The investigators concluded that half a million taxpayers may have been given wrong information between July and December 2002.
Internal Revenue Service employees gave wrong answers to 28 percent of the questions. Twelve percent went unanswered, as taxpayers were told to do their own research in IRS publications. In 3 percent of the attempts to get questions answered, the auditor could not get any service at the center.
''We recognize that an accuracy rate of 67 percent for tax law service is inadequate,'' Henry O. Lamar, the IRS commissioner overseeing individual tax returns, wrote to the investigators.
The auditors said they had a better chance of getting a correct answer when IRS employees walked them through relevant material and asked probing questions.
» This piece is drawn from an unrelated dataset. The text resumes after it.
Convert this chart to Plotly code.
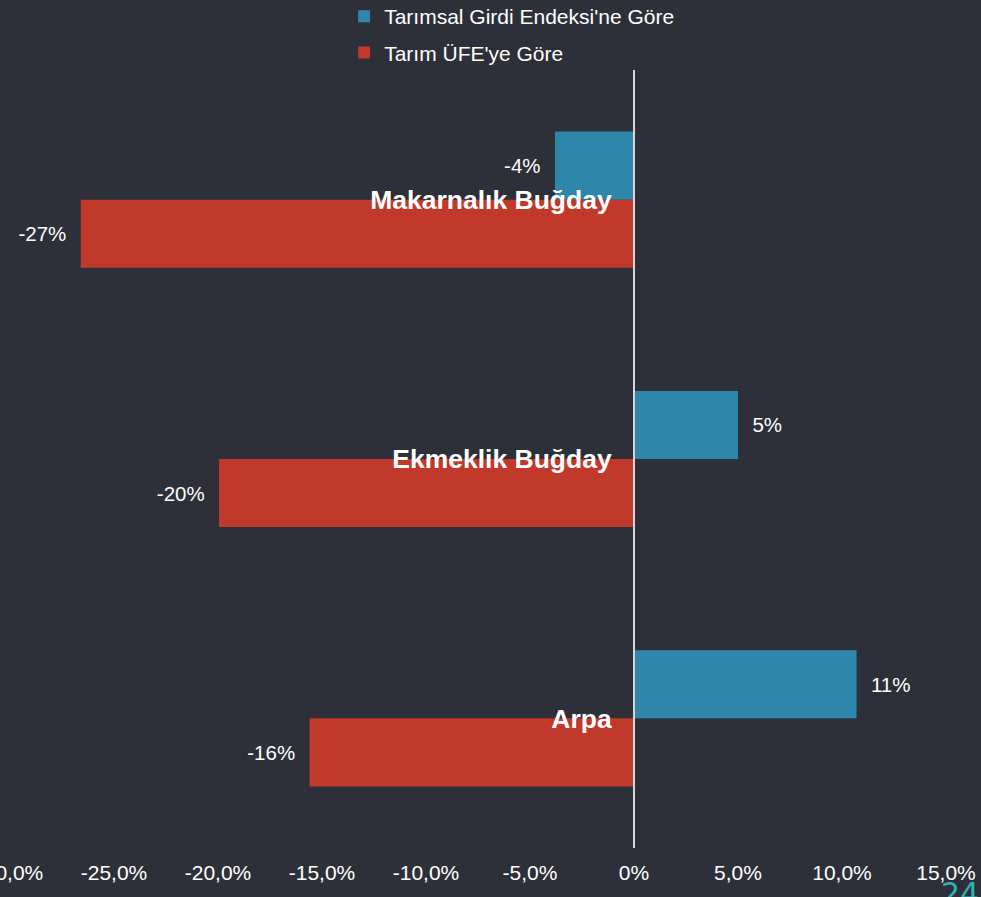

The questions most commonly answered incorrectly dealt with the earned income tax credit, education credit and dependents.
''The IRS' failing grade here is unacceptable,'' said Senate Finance Committee Chairman Charles Grassley, R-Iowa. ''
The Treasury Department's inspector general started investigating the error rate at the nation's 400 taxpayer assistance centers when a 2001 study showed that auditors making anonymous visits got incorrect or insufficient answers to 73 percent of their tax law questions.
The IRS hopes to improve its track record and answer 80 percent of the questions correctly this year, and 85 percent correctly next year.